WASHINGTON–The US detention facility at Guantanamo Bay has been caught conducting covert propaganda attacks on the internet. The attacks, exposed by government transparency group Wikileaks, include deleting detainees’ ID numbers from Wikipedia, the systematic posting of unattributed “self praise” comments on news organization web sites in response to negative press, boosting pro-Guantanamo stories on the internet news site Digg and even modifying Fidel Castro’s encyclopedia article to describe the Cuban president as “an admitted transexual” [sic].

Among the un- or mis-attributed responses to news stories were statements such as “[Guantanamo is] a very professional place full of true American patriots.” and comments playing down the impact of leaked documents which among other matters mandated all Guantanamo detainees to have no contact with the Red Cross for at least the first 2-4 weeks after their arrival: “interesting document but not at all relevant today as much of this has changed over the years.”

Shayana Kadidal, Managing Attorney of the Center for Constitutional Rights Guantanamo Global Justice Initiative, said in response to the report:

“The military’s efforts to alter the record by vandalizing Wikipedia are of a piece with the amateurism of their other public relations efforts: [such as] their ridiculous claims that released detainees who criticize the United States in the media have ‘returned to the battlefield’.”

Guantanamo command spokesman Lt. Col. Edward Bush, denied the charges (to the New York Daily News) only to spectacularly fall over himself when trying to attack Wikileaks over the report.

“There has been no attempt to alter/change any information that has been posted anywhere,” Lt. Col. Bush said in the statement e-mailed to us. “That would be unethical.” Bush said in a subsequent phone call that there’s no way to know if any of the 3,000 uniformed military at Gitmo was responsible for the documented changes, but he promised his public affairs staff was not behind it. He also blasted [Wikileaks] for identifying one sailor in his office by name, who has since received death threats for simply doing his job – posting positive comments on the Internet about Gitmo.

Wikileaks subsequently asked noted computer security expert Bruce Schneier to independently review the evidence:

“Based on the evidence, it is obvious that these changes came from people stationed at Guantanamo Bay.
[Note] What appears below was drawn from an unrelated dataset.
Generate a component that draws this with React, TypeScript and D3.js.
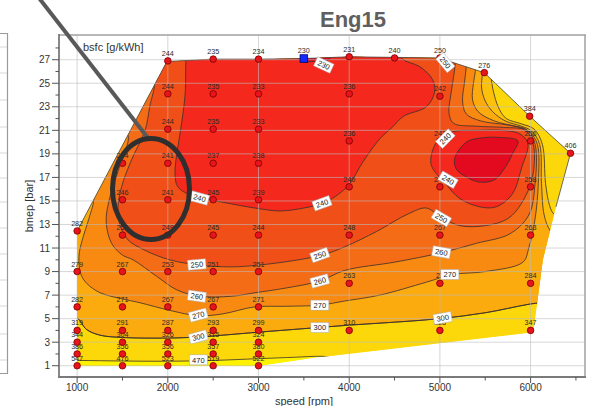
import React from "react";
import * as d3 from "d3";

type P = [number, number];

const W = 592;
const H = 406;

const xTicks = [1000, 2000, 3000, 4000, 5000, 6000];
const xMinorTicks = [1500, 2500, 3500, 4500, 5500, 6500];
const yTicks = [1, 3, 5, 7, 9, 11, 13, 15, 17, 19, 21, 23, 25, 27];
const yMinorTicks = [2, 4, 6, 8, 10, 12, 14, 16, 18, 20, 22, 24, 26, 28];

// operating envelope [speed rpm, bmep bar]
const envelope: P[] = [
  [1000, 0.95], [3000, 0.95], [3650, 1.7], [6030, 3.85], [6135, 10], [6280, 14.5], [6440, 19.05],
  [5990, 22.2], [5490, 25.9], [4990, 27.15], [4000, 27.25], [3500, 27.1], [3000, 27.05], [2500, 27.05],
  [1990, 26.85], [1000, 12.45],
];
const envelopeOutline: P[] = [
  [1000, 12.45], [1990, 26.85], [2500, 27.05], [3000, 27.05], [3500, 27.1], [4000, 27.25], [4990, 27.15],
  [5490, 25.9], [5990, 22.2], [6440, 19.05], [6280, 14.5],
];

// iso-bsfc regions (bsfc <= level)
const iso470: P[] = [
  [600, 1.45], [1000, 1.45], [1500, 1.4], [2000, 1.38], [2500, 1.45], [3000, 1.6], [3400, 1.72], [3700, 1.8],
  [4000, 1.6], [5000, 2.4], [6200, 3.4], [7000, 3.4], [7000, 30], [600, 30],
];
const iso300Lower: P[] = [
  [700, 5.4], [1000, 5.05], [1100, 4.1], [1250, 3.6], [1500, 3.4], [2000, 3.35], [2350, 3.45], [3000, 3.85],
  [3500, 4.15], [4000, 4.45], [4500, 4.7], [5000, 5.0], [5500, 5.5], [6000, 6.25], [6400, 6.7], [6600, 9],
];
const iso300Upper: P[] = [
  [6600, 13.0], [6350, 13.5], [6255, 13.9], [6210, 14.6], [6165, 16.5], [6130, 19.8], [6040, 21.1],
  [5900, 21.55], [5732, 22.0], [5658, 22.75], [5603, 23.9], [5567, 25.3], [5560, 27], [5450, 31], [700, 31],
];
const iso280Upper: P[] = [
  [6600, 11.8], [6300, 12.0], [6215, 12.5], [6150, 13.8], [6120, 16.5], [6100, 19.8], [6010, 20.95],
  [5900, 21.35], [5720, 21.8], [5580, 22.6], [5500, 23.5], [5460, 24.6], [5470, 25.95], [5480, 28.5],
  [5400, 31], [700, 31],
];
const iso270: P[] = [
  [1000, 31], [900, 20], [1100, 16.2], [1180, 15.3], [1130, 13.5], [1060, 11.8], [1020, 10.3], [1040, 8.8],
  [1106, 8.0], [1253, 7.2], [1547, 6.6], [1694, 6.35], [2024, 5.7], [2335, 5.25], [2600, 5.4], [2960, 6.0],
  [3300, 6.05], [3676, 6.15], [3951, 6.5], [4337, 7.0], [4851, 8.1], [5141, 8.75], [5500, 9.0], [5916, 9.8],
  [5980, 11.0], [6050, 13.5], [6085, 16.5], [6075, 19.8], [5990, 20.85], [5850, 21.3], [5600, 21.8],
  [5420, 22.6], [5360, 23.6], [5370, 25.0], [5390, 26.0], [5400, 28.5], [5300, 31],
];
const iso260: P[] = [
  [1450, 31], [1450, 21], [1560, 20.6], [1450, 17.5], [1360, 15.3], [1320, 13.2], [1380, 11.4], [1500, 10.4],
  [1617, 10.0], [1877, 8.6], [2098, 7.45], [2355, 6.9], [2700, 6.9], [2960, 7.2], [3300, 7.6], [3676, 8.2],
  [3951, 9.1], [4500, 9.8], [5016, 10.6], [5402, 11.4], [5770, 12.2], [5980, 13.8], [6050, 16.5],
  [6050, 19.8], [5960, 21.05], [5750, 21.45], [5450, 21.8], [5290, 22.4], [5250, 23.5], [5270, 25.0],
  [5290, 26.4], [5300, 28.5], [5200, 31],
];
const iso250: P[] = [
  [1700, 31], [1750, 26.5], [1850, 25.2], [1800, 23], [1749, 21], [1600, 18.5], [1490, 16.2], [1450, 14.5],
  [1470, 13.0], [1560, 11.7], [1750, 10.8], [2020, 10.0], [2350, 9.55], [2700, 9.4], [3000, 9.55],
  [3400, 9.95], [3700, 10.4], [3950, 11.1], [4300, 12.4], [4650, 13.9], [4850, 14.4], [5016, 13.6],
  [5220, 12.9], [5500, 12.9], [5750, 13.5], [5900, 14.8], [6020, 17.0], [6030, 19.8], [5940, 21.0],
  [5700, 21.25], [5400, 21.35], [5150, 21.6], [5100, 22.5], [5120, 24], [5150, 25.5], [5170, 26.7],
  [5180, 28.5], [5000, 31],
];
const iso240Main: P[] = [
  [2220, 31], [2220, 28.5], [2200, 27.0], [2190, 24], [2140, 21], [2090, 18.5], [2080, 17.2], [2110, 16.2],
  [2280, 15.4], [2600, 14.9], [3000, 14.35], [3240, 14.15], [3500, 14.4], [3710, 14.8], [3850, 15.4],
  [4000, 16.4], [4150, 18.3], [4340, 20.3], [4480, 21.3], [4600, 22.2], [4850, 23.0], [4940, 24.2],
  [4920, 25.3], [4780, 26.4], [4580, 27.1], [4500, 28.5], [4500, 31],
];
const iso240Island: P[] = [
  [4900, 18.2], [4990, 20.3], [5150, 20.9], [5400, 21.0], [5700, 21.0], [5880, 20.7], [5970, 19.9],
  [5900, 17.8], [5800, 15.6], [5620, 14.5], [5440, 14.5], [5220, 15.2], [5070, 16.4],
];
const iso230Island: P[] = [
  [5163, 18.6], [5291, 20.0], [5450, 20.35], [5650, 20.4], [5860, 20.1], [5800, 19.0], [5732, 18.0],
  [5600, 16.8], [5438, 16.6], [5300, 17.0], [5182, 17.7],
];
const iso230Top: P[] = [[3350, 29], [3450, 27.0], [3600, 26.85], [3780, 27.05], [3900, 29]];

const regions: P[][] = [
  iso470,
  [...iso300Lower, ...iso300Upper],
  [...iso300Lower, ...iso280Upper],
  iso270, iso260, iso250, iso240Main, iso240Island, iso230Island, iso230Top,
];
const regionColors = [
  "#fcd70a", "#fdc10c", "#fbab0e", "#f88a12", "#f56c16", "#f14f18", "#f4281c", "#f4281c", "#e30a1f", "#e30a1f",
];
const baseColor = "#fff200";

// contour labels: text, speed, bmep
const contourLabels: [string, number, number][] = [
  ["230", 3720, 26.55], ["250", 5060, 26.75], ["240", 2350, 15.25], ["240", 3700, 14.8],
  ["240", 5060, 20.3], ["240", 5090, 16.8], ["250", 2320, 9.6], ["250", 3676, 10.4], ["250", 5016, 13.55],
  ["260", 2320, 6.9], ["260", 3676, 8.2], ["260", 5016, 10.65], ["270", 2336, 5.3], ["270", 3676, 6.15],
  ["270", 5110, 8.75], ["300", 2336, 3.45], ["300", 3676, 4.25], ["300", 5030, 5.05], ["470", 2336, 1.5],
];
const contourLabelAngles = [25, 50, 15, -20, -45, 30, -5, -20, 30, 8, -15, 10, -15, 0, 0, -15, 0, -10, 0];

// measured operating points: speed, bmep, bsfc
const opPoints: [number, number, string][] = [
  [1000, 1, "547"], [1000, 2, "386"], [1000, 3, "344"], [1000, 4, "319"], [1000, 6, "282"], [1000, 9, "279"], [1000, 12.45, "282"],
  [1500, 1, "476"], [1500, 2, "356"], [1500, 3, "304"], [1500, 4, "291"], [1500, 6, "271"], [1500, 9, "267"], [1500, 12.1, "254"], [1500, 15.1, "246"], [1500, 18.2, "244"],
  [2000, 1, "523"], [2000, 2, "356"], [2000, 3, "326"], [2000, 4, "287"], [2000, 6, "267"], [2000, 9, "253"], [2000, 12.1, "249"], [2000, 15.1, "241"], [2000, 18.2, "241"], [2000, 21.1, "244"], [2000, 24.1, "244"], [2000, 26.9, "244"],
  [2500, 1, "519"], [2500, 2, "357"], [2500, 3, "315"], [2500, 4, "293"], [2500, 6, "267"], [2500, 9, "251"], [2500, 12.1, "245"], [2500, 15.1, "245"], [2500, 18.2, "237"], [2500, 21.1, "235"], [2500, 24.1, "235"], [2500, 27.05, "235"],
  [3000, 1, "522"], [3000, 2, "380"], [3000, 3, "324"], [3000, 4, "299"], [3000, 6, "271"], [3000, 9, "251"], [3000, 12.1, "244"], [3000, 15.1, "239"], [3000, 18.2, "238"], [3000, 21.1, "233"], [3000, 24.1, "233"], [3000, 27.05, "234"],
  [4000, 4, "310"], [4000, 8, "263"], [4000, 12.1, "248"], [4000, 16.2, "240"], [4000, 20.1, "236"], [4000, 24.1, "236"], [4000, 27.25, "231"],
  [4500, 27.15, "240"],
  [5000, 4, "328"], [5000, 8, "27"], [5000, 12.1, "267"], [5000, 16.2, "245"], [5000, 20.1, "243"], [5000, 23.9, "242"], [5000, 27.15, "250"],
  [5490, 25.9, "276"],
  [6000, 4, "347"], [6000, 8, "284"], [6000, 12.1, "263"], [6000, 16.2, "258"], [6000, 20.1, "256"], [5990, 22.2, "384"],
  [6440, 19.05, "406"],
];
const bestPoint: [number, number, string] = [3500, 27.1, "230"];

const leftPanelGrid = [47, 73, 100, 127, 153, 178, 202, 228, 254, 280, 306, 334, 360];

const FONT = "'Liberation Sans', Arial, Helvetica, sans-serif";

export default function App() {
  const x = d3.scaleLinear().domain([800, 6600]).range([59, 585]);
  const y = d3.scaleLinear().domain([0, 29.1]).range([377.5, 35]);

  const ringGen = d3
    .line<P>()
    .x((d) => x(d[0]))
    .y((d) => y(d[1]))
    .curve(d3.curveCatmullRomClosed.alpha(0.5));
  const polyGen = d3
    .line<P>()
    .x((d) => x(d[0]))
    .y((d) => y(d[1]));

  const envPath = polyGen(envelope) + "Z";

  return (
    <svg
      width={W}
      height={H}
      viewBox={`0 0 ${W} ${H}`}
      style={{ position: "absolute", left: 0, top: 0, display: "block", background: "#fff" }}
      fontFamily={FONT}
    >
      <defs>
        <clipPath id="env">
          <path d={envPath} />
        </clipPath>
      </defs>

      {/* neighbouring panel fragment */}
      <g>
        {leftPanelGrid.map((g) => (
          <line key={g} x1={0} x2={7} y1={g} y2={g} stroke="#d8d8d8" strokeWidth={1} />
        ))}
        <path d="M0,33.5 H7.5 V373.5 H0" fill="none" stroke="#9a9a9a" strokeWidth={1.2} />
      </g>

      {/* contour fills */}
      <g clipPath="url(#env)">
        <path d={envPath} fill={baseColor} />
        {regions.map((r, i) => (
          <path key={i} d={ringGen(r) || ""} fill={regionColors[i]} stroke="none" />
        ))}
        {regions.map((r, i) => (
          <path key={"s" + i} d={ringGen(r) || ""} fill="none" stroke="#3a3030" strokeWidth={0.8} />
        ))}
      </g>
      <path d={polyGen(envelopeOutline) || ""} fill="none" stroke="#4a4a4a" strokeWidth={0.8} />

      {/* grid */}
      <g stroke="#bdbdbd" strokeOpacity={0.6} strokeWidth={1}>
        {xTicks.map((t) => (
          <line key={t} x1={x(t)} x2={x(t)} y1={35} y2={377} />
        ))}
        {yTicks.map((t) => (
          <line key={t} x1={59} x2={585} y1={y(t)} y2={y(t)} />
        ))}
      </g>

      {/* frame & axes */}
      <line x1={59} x2={586} y1={35} y2={35} stroke="#a0a0a0" strokeWidth={1.5} />
      <line x1={585} x2={585} y1={35} y2={377} stroke="#a0a0a0" strokeWidth={1.5} />
      <line x1={59} x2={59} y1={34} y2={378} stroke="#7a7a7a" strokeWidth={1.8} />
      <line x1={58} x2={586} y1={377} y2={377} stroke="#7a7a7a" strokeWidth={1.8} />
      <g stroke="#555" strokeWidth={1}>
        {yTicks.map((t) => (
          <line key={t} x1={52} x2={59} y1={y(t)} y2={y(t)} />
        ))}
        {yMinorTicks.map((t) => (
          <line key={"m" + t} x1={55.5} x2={59} y1={y(t)} y2={y(t)} />
        ))}
        {xTicks.map((t) => (
          <line key={t} x1={x(t)} x2={x(t)} y1={377} y2={383} />
        ))}
        {xMinorTicks.map((t) => (
          <line key={"m" + t} x1={x(t)} x2={x(t)} y1={377} y2={380.5} />
        ))}
      </g>
      <g fontSize={10} fill="#333">
        {yTicks.map((t) => (
          <text key={t} x={50} y={y(t)} dy="0.35em" textAnchor="end">
            {t}
          </text>
        ))}
        {xTicks.map((t) => (
          <text key={t} x={x(t)} y={391} textAnchor="middle">
            {t}
          </text>
        ))}
      </g>

      {/* operating points */}
      <g>
        {opPoints.map(([s, b, v], i) => (
          <g key={i}>
            <circle cx={x(s)} cy={y(b)} r={3.3} fill="#e8141c" stroke="#7a0000" strokeWidth={0.8} />
            <text x={x(s)} y={y(b) - 5} textAnchor="middle" fontSize={7.2} fill="#2a2a2a">
              {v}
            </text>
          </g>
        ))}
        <rect
          x={x(bestPoint[0]) - 3.8}
          y={y(bestPoint[1]) - 3.8}
          width={7.6}
          height={7.6}
          fill="#1428ff"
          stroke="#000070"
          strokeWidth={0.8}
        />
        <text x={x(bestPoint[0])} y={y(bestPoint[1]) - 6} textAnchor="middle" fontSize={7.2} fill="#2a2a2a">
          {bestPoint[2]}
        </text>
      </g>

      {/* contour labels */}
      <g fontSize={7.5} fill="#222">
        {contourLabels.map(([txt, s, b], i) => (
          <g key={i} transform={`translate(${x(s)},${y(b)}) rotate(${contourLabelAngles[i]})`}>
            <rect x={-9} y={-5} width={18} height={10} fill="#fff" stroke="#aaa" strokeWidth={0.5} />
            <text y={2.7} textAnchor="middle">
              {txt}
            </text>
          </g>
        ))}
      </g>

      {/* texts */}
      <text x={83} y={51} fontSize={11} fill="#333">
        bsfc [g/kWh]
      </text>
      <text transform="translate(33,206) rotate(-90)" textAnchor="middle" fontSize={11} fill="#333">
        bmep [bar]
      </text>
      <text x={304} y={405} textAnchor="middle" fontSize={11} fill="#333">
        speed [rpm]
      </text>
      <text x={353} y={27} textAnchor="middle" fontSize={22} fontWeight="bold" fill="#5f5f5f">
        Eng15
      </text>

      {/* annotation */}
      <line x1={39} y1={-2} x2={148} y2={138} stroke="#595959" strokeWidth={4} />
      <ellipse cx={151} cy={189} rx={38.5} ry={50.5} fill="none" stroke="#2f2f2f" strokeWidth={5} />
    </svg>
  );
}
The only other possibility is that someone hacked into the Guantanamo Bay computers in an effort to frame the U.S. government; certainly possible but much less likely.”
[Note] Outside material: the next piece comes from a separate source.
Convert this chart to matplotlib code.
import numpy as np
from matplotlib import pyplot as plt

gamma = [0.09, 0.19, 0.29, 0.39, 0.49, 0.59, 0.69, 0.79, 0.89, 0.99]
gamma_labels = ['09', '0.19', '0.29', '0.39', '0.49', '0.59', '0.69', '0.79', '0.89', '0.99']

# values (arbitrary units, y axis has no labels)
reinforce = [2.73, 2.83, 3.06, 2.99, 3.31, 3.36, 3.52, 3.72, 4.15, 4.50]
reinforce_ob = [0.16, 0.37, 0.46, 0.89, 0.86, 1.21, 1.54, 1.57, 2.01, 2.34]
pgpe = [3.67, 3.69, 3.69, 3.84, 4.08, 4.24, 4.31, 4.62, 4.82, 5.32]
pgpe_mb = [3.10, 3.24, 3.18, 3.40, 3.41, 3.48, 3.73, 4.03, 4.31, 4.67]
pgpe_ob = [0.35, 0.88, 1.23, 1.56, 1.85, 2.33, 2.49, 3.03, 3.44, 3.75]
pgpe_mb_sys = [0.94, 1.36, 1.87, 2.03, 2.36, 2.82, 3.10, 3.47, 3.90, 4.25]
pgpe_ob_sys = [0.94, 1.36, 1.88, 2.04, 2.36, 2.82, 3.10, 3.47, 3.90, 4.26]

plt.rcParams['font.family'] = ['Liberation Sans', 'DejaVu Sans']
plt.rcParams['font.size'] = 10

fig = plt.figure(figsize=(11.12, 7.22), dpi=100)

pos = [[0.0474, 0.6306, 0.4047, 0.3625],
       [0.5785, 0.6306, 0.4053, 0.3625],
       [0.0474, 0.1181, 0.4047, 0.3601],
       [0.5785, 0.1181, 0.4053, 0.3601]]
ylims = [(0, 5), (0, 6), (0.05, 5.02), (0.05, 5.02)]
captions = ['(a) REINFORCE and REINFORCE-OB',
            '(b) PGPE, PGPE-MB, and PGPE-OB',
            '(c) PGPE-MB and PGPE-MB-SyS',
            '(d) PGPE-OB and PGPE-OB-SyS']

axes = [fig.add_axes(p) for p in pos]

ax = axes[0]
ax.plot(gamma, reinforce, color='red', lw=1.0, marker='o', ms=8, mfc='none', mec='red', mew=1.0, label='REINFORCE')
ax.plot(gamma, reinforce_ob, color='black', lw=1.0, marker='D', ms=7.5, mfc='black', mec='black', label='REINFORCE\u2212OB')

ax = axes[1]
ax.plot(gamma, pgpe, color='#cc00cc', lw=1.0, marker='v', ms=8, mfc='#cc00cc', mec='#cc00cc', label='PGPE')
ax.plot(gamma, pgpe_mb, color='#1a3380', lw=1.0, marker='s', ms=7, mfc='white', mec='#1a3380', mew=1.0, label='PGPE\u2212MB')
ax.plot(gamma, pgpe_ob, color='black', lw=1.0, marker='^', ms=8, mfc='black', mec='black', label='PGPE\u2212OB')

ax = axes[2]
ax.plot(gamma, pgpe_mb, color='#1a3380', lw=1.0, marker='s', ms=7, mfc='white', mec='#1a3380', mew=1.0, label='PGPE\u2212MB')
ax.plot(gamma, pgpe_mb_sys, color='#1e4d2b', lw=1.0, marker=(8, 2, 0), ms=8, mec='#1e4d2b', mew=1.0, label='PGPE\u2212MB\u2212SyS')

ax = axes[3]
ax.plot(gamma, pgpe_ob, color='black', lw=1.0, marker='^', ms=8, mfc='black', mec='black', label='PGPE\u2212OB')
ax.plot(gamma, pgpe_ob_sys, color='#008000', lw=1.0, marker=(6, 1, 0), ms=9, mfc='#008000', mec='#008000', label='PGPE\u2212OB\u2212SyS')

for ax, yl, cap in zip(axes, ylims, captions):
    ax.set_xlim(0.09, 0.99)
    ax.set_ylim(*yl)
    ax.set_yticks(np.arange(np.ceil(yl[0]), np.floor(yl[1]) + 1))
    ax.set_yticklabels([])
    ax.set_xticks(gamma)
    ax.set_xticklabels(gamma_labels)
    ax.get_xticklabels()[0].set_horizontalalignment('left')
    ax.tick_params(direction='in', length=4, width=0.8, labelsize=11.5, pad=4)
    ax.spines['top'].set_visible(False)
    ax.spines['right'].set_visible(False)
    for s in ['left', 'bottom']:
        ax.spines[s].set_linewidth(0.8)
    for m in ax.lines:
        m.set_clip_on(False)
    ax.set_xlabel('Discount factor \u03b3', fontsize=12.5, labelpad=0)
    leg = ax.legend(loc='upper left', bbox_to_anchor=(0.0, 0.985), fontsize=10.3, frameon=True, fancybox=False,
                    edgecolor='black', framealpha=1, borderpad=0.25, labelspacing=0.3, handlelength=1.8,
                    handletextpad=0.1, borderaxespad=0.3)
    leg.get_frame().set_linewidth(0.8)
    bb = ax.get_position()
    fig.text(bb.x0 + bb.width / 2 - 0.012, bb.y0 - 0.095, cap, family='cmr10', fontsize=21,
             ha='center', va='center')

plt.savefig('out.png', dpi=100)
Barring obscure loopholes, the admitted acts of the Guantanamo Bay Public Affairs Office are unlawful:

1. “publishing material which is misleading as to its origin” (covert propaganda)
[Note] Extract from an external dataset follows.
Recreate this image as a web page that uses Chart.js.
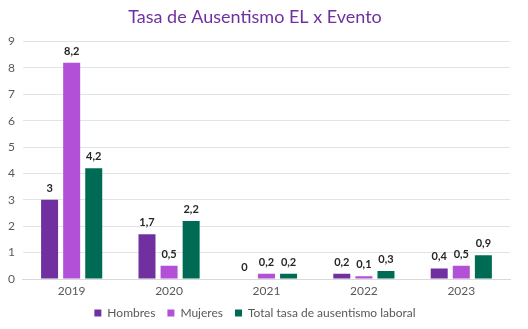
<!DOCTYPE html>
<html>
<head>
<meta charset="utf-8">
<script src="https://cdn.jsdelivr.net/npm/chart.js@4.4.1/dist/chart.umd.min.js"></script>
<style>
  html, body { margin: 0; padding: 0; background: #fff; }
  #wrap { width: 528px; height: 329px; position: relative; }
</style>
</head>
<body>
<div id="wrap"><canvas id="chart"></canvas></div>
<script>
// Tasa de ausentismo por año
const years = ['2019', '2020', '2021', '2022', '2023'];
const hombres = [3, 1.7, 0, 0.2, 0.4];
const mujeres = [8.2, 0.5, 0.2, 0.1, 0.5];
const total = [4.2, 2.2, 0.2, 0.3, 0.9];
const yTicks = [0, 1, 2, 3, 4, 5, 6, 7, 8, 9];

const fontFamily = "Lato, 'Open Sans', sans-serif";

// value labels above each bar, decimal comma
const valueLabels = {
    id: 'valueLabels',
    afterDatasetsDraw(chart) {
        const ctx = chart.ctx;
        ctx.save();
        ctx.font = 'bold 11px ' + fontFamily;
        ctx.fillStyle = '#262626';
        ctx.textAlign = 'center';
        ctx.textBaseline = 'bottom';
        chart.data.datasets.forEach((ds, i) => {
            chart.getDatasetMeta(i).data.forEach((bar, j) => {
                const txt = String(ds.data[j]).replace('.', ',');
                ctx.fillText(txt, bar.x, bar.y - 6);
            });
        });
        ctx.restore();
    }
};

// keep wide spacing between legend items but a fixed, shorter legend block
const legendHeight = {
    id: 'legendHeight',
    afterInit(chart) {
        const legend = chart.legend;
        const fit = legend.fit;
        legend.fit = function () {
            fit.call(this);
            this.height = 34;
        };
    }
};

new Chart(document.getElementById('chart'), {
    type: 'bar',
    data: {
        labels: years,
        datasets: [
            { label: 'Hombres', data: hombres, backgroundColor: '#7030A0' },
            { label: 'Mujeres', data: mujeres, backgroundColor: '#B250D8' },
            { label: 'Total tasa de ausentismo laboral', data: total, backgroundColor: '#006B55' }
        ]
    },
    options: {
        responsive: true,
        maintainAspectRatio: false,
        animation: false,
        categoryPercentage: 0.68,
        barPercentage: 0.77,
        layout: { padding: { left: 0, right: 18, top: 0, bottom: 0 } },
        scales: {
            x: {
                grid: { display: false, drawTicks: false },
                border: { color: '#d9d9d9' },
                ticks: { color: '#595959', font: { family: fontFamily, size: 12 }, padding: 5 },
                afterFit: scale => { scale.height = 16; }
            },
            y: {
                min: 0,
                max: 9,
                afterBuildTicks: axis => { axis.ticks = yTicks.map(v => ({ value: v })); },
                grid: { color: '#e3e3e3', drawTicks: false },
                border: { display: false },
                ticks: { color: '#595959', font: { family: fontFamily, size: 12 }, padding: 8 }
            }
        },
        plugins: {
            title: {
                display: true,
                text: 'Tasa de Ausentismo EL x Evento',
                color: '#7030A0',
                font: { family: fontFamily, size: 18, weight: 'normal' },
                padding: { top: 6, bottom: 14 }
            },
            legend: {
                position: 'bottom',
                labels: {
                    color: '#595959',
                    font: { family: fontFamily, size: 12 },
                    boxWidth: 7,
                    boxHeight: 7,
                    padding: 12
                }
            },
            tooltip: { enabled: false }
        }
    },
    plugins: [valueLabels, legendHeight]
});
</script>
</body>
</html>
2. “publicity of a nature tending to emphasize the importance of the agency or activity in question” (self aggrandizement)

3. “publicity or propaganda within the United States” (domestic propaganda)

The first two activities are illegal under several appropriations and other acts as detailed in a similar case investigated by the Government Accounting Office in 2005: [http://gao.gov/decisions/appro/303495.htm]

The third, depending on how the Public Affairs Office funding was structured during time the activities took place may also be illegal. Since 1951, the following prohibition on the use of appropriated funds for propaganda purposes has been enacted annually: “No part of any appropriation contained in this or any other Act shall be used for publicity or propaganda purposes within the United States not heretofore authorized by Congress.” [http://fas.org/sgp/congress/2005/s020205.html]

Joint Task Force Guantanamo has often claimed to be outside of US legal jurisdiction, for example in regards to the Habeas Corpus rights of detainees. However most of the news organizations and other sites affected are located in the United States as are the majority of their readers.

Wikileaks has referred the matter to the GAO and Depart of Defense Inspector General for further investigation.

Wikileaks is a web site that claims to allow an anonymous place for whistleblowers to post government documents.